Mas toda vez que alguém se surpreende que um nordestino conseguiu alguma coisa, é precisamente essa surpresa que denuncia o racismo. Pois como bem disse matuto Renan Porto, pesquisador do sertão da Bahia e doutor em Direito pela Universidade de Westminster, quando ele diz que “Isso é o que está na base do racismo: a negação das capacidades racionais e intelectuais de alguém”.
Em outubro de 2022, o Superior Tribunal de Justiça (STJ) passou a considerar crime de racismo a discriminação contra Nordestinos. Esse é um ponto extremamente interessante já que, para muita gente, discriminação regional e racial não têm nada a ver um com o outro. A pesquisadora da UPFE Sofía Zanforlin vai na contracorrente e defende que não se deve chamar de xenofobia o que na verdade é racismo, opinião compartilhada pela jornalista turco-alemã Ferda Ataman. Se considerarmos os dados do IBGE de 2022, que apontam que apenas 27% da população Nordestina se considera branca, enquanto esse número sobe para 73% no Sul e 50% no sudeste (regiões de onde parte a xenofobia), podemos dizer que a lei leva em consideração a realidade concreta dessas regiões. Dessa forma, a tipificação do crime de xenofobia dentro da lei de racismo leva em consideração uma minoria social que é, na verdade, maioria numérica. E já passou da hora do Brasil tratar sua maioria numérica com prioridade.
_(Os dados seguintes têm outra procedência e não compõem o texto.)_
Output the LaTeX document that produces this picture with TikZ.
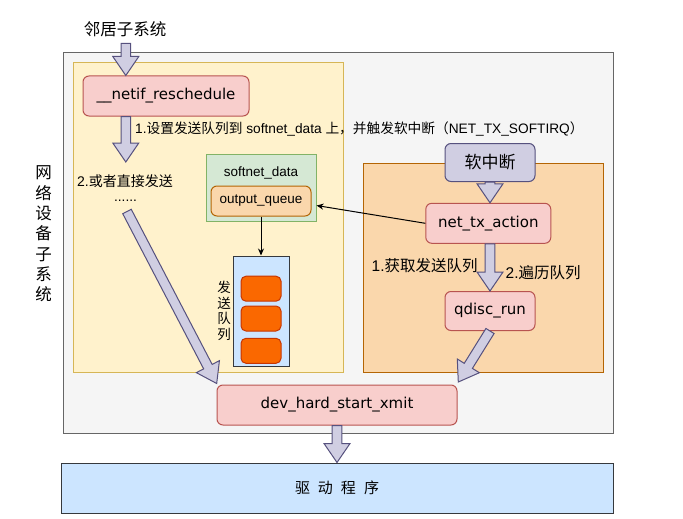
\documentclass[tikz,border=0pt]{standalone}
\usepackage{fontspec}
\setmainfont{Liberation Sans}
\newfontfamily\cjk{Noto Sans CJK SC}
\newfontfamily\codefont{DejaVu Sans}
\usepackage{xcolor}
\usepackage{tikz}
\usetikzlibrary{positioning,arrows.meta,calc}

\definecolor{grayfill}{HTML}{F5F5F5}
\definecolor{grayline}{HTML}{666666}
\definecolor{yelfill}{HTML}{FFF2CC}
\definecolor{yelline}{HTML}{D6B656}
\definecolor{redfill}{HTML}{F8CECC}
\definecolor{redline}{HTML}{B85450}
\definecolor{grnfill}{HTML}{D5E8D4}
\definecolor{grnline}{HTML}{82B366}
\definecolor{orgfill}{HTML}{FAD7AC}
\definecolor{orgline}{HTML}{B46504}
\definecolor{bluefill}{HTML}{CCE5FF}
\definecolor{blueline}{HTML}{36393D}
\definecolor{itemfill}{HTML}{FA6800}
\definecolor{itemline}{HTML}{C73500}
\definecolor{purfill}{HTML}{D0CEE2}
\definecolor{purline}{HTML}{56517E}

% wide arrow drawn as a polygon from #1 to #2
\newcommand\blockarrow[2]{%
  \draw[blockarr] let \p1=(#1), \p2=(#2),
      \n1={atan2(\y2-\y1,\x2-\x1)}, \n2={veclen(\x2-\x1,\y2-\y1)-19pt},
      \n3={\n2+19pt} in
    [shift={(\p1)}, rotate=\n1]
    (0pt,-4.8pt) -- (\n2,-4.8pt) -- (\n2,-13pt) -- (\n3,0pt)
    -- (\n2,13pt) -- (\n2,4.8pt) -- (0pt,4.8pt) -- cycle;}

\begin{document}
\begin{tikzpicture}[x=1pt,y=-1pt,
    cbox/.style={draw,line width=1pt,inner sep=0pt},
    func/.style={cbox,rounded corners=6pt,fill=redfill,draw=redline,
      font=\codefont\fontsize{15}{18}\selectfont},
    lab/.style={inner sep=0pt,font=\fontsize{13.7}{16}\selectfont},
    blockarr/.style={fill=purfill,draw=purline,line width=1pt,line join=miter},
    thinarr/.style={-{Stealth[length=7pt,width=6pt]},line width=1pt}
  ]
    \useasboundingbox (0,0) rectangle (683,519);
    % containers
    \node[cbox,fill=grayfill,draw=grayline,minimum width=550pt,minimum height=380pt] (netdev) at (338,243) {};
    \node[cbox,fill=yelfill,draw=yelline,minimum width=270pt,minimum height=309pt] (netbox) at (208,217.5) {};
    \node[cbox,fill=orgfill,draw=orgline,minimum width=240pt,minimum height=209pt] (irqbox) at (483.3,268) {};
    \node[cbox,fill=bluefill,draw=blueline,minimum width=552pt,minimum height=50pt,
      font=\cjk\fontsize{15}{18}\selectfont] (driver) at (337,488)
      {\raisebox{-5pt}{驱\hspace{8pt}动\hspace{8pt}程\hspace{8pt}序}};
    % functions
    \node[func,minimum width=166pt,minimum height=40pt] (netif) at (166,96) {\_\_netif\_reschedule};
    \node[func,minimum width=125pt,minimum height=40pt] (txaction) at (488.3,223.3) {net\_tx\_action};
    \node[func,minimum width=90pt,minimum height=39pt] (qdisc) at (490,311) {qdisc\_run};
    \node[func,minimum width=240pt,minimum height=40pt] (xmit) at (337,405) {dev\_hard\_start\_xmit};
    \node[cbox,rounded corners=6pt,fill=purfill,draw=purline,minimum width=90pt,minimum height=38pt,
      font=\cjk\fontsize{17}{20}\selectfont] (softirq) at (490,162.5) {软中断};
    % softnet_data and its queue
    \node[cbox,fill=grnfill,draw=grnline,minimum width=110pt,minimum height=67pt] (softnet) at (261,187.5) {};
    \node[lab,font=\fontsize{13.5}{16}\selectfont] (snlab) at (261,173) {softnet\_data};
    \node[cbox,rounded corners=6pt,fill=orgfill,draw=orgline,minimum width=100pt,minimum height=30pt,
      font=\fontsize{13.5}{16}\selectfont] (outq) at (261,201) {output\_queue};
    \node[cbox,fill=bluefill,draw=blueline,minimum width=56pt,minimum height=110pt] (sendq) at (261,311) {};
    \foreach \y [count=\i] in {288.7,318.5,350.8}
      \node[cbox,rounded corners=5pt,fill=itemfill,draw=itemline,minimum width=40pt,minimum height=25pt] (sq\i) at (261,\y) {};
    \node[lab,left=1.5pt of sendq,align=center,font=\cjk\fontsize{13.5}{15.7}\selectfont] (sqlab) {发\\送\\队\\列};
    % texts
    \node[lab,font=\cjk\fontsize{16.5}{18}\selectfont] (neigh) at (125,29) {邻居子系统};
    \node[lab,align=center,font=\cjk\fontsize{16.5}{20.3}\selectfont] (devlab) at (43.5,234) {网\\络\\设\\备\\子\\系\\统};
    \node[lab,anchor=west] (step1) at (135,128.5)
      {1.{\cjk 设置发送队列到} softnet\_data {\cjk 上，并触发软中断（}NET\_TX\_SOFTIRQ{\cjk ）}};
    \node[lab,anchor=west,font=\fontsize{14}{16}\selectfont] (step2) at (77,181) {2.{\cjk 或者直接发送}};
    \node[lab,text height=2pt,text depth=0pt] (dots) at (125.5,200) {......};
    \node[lab,anchor=west,font=\fontsize{15.5}{18}\selectfont] (get) at (371.5,265.5) {1.{\cjk 获取发送队列}};
    \node[lab,anchor=west,font=\fontsize{15.5}{18}\selectfont] (walk) at (505.5,273) {2.{\cjk 遍历队列}};
    % wide arrows
    \coordinate (n0) at (125.8,43.3);
    \coordinate (n1) at (125.8,162);
    \coordinate (d0) at (127,211.5);
    \coordinate (d1) at (216.7,383.5);
    \coordinate (q1) at (458.3,382);
    \coordinate (qin) at (316.5,205.5);
    \blockarrow{n0}{n0 |- netif.north}
    \blockarrow{n1 |- netif.south}{n1}
    \blockarrow{d0}{d1}
    \blockarrow{softirq.south}{softirq.south |- txaction.north}
    \blockarrow{qdisc.north |- txaction.south}{qdisc.north}
    \blockarrow{qdisc.south}{q1}
    \blockarrow{xmit.south}{xmit.south |- driver.north}
    % thin arrows
    \draw[thinarr] (outq.south) -- (sendq.north);
    \draw[thinarr] (txaction.west) -- (qin);
\end{tikzpicture}
\end{document}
Turnê ASMA Nordeste 2024: eu fui, eu tava <3
Não faz muito tempo que cheguei no Brasil e só estive em São Paulo (e já quero ir embora kkk), mas por aqui podem falar que tem muitas “oportunidades” (literárias neste caso), mas engajamento próximo e realmente humano, não tem. É incrível ver como tem tantos lugares que conseguem criar uma reputação “positiva” totalmente desligada a realidade real. Sempre muito gostoso te ler. Sempre aprendo mais sobre este lugar e sobre o mundo através das tuas palavras.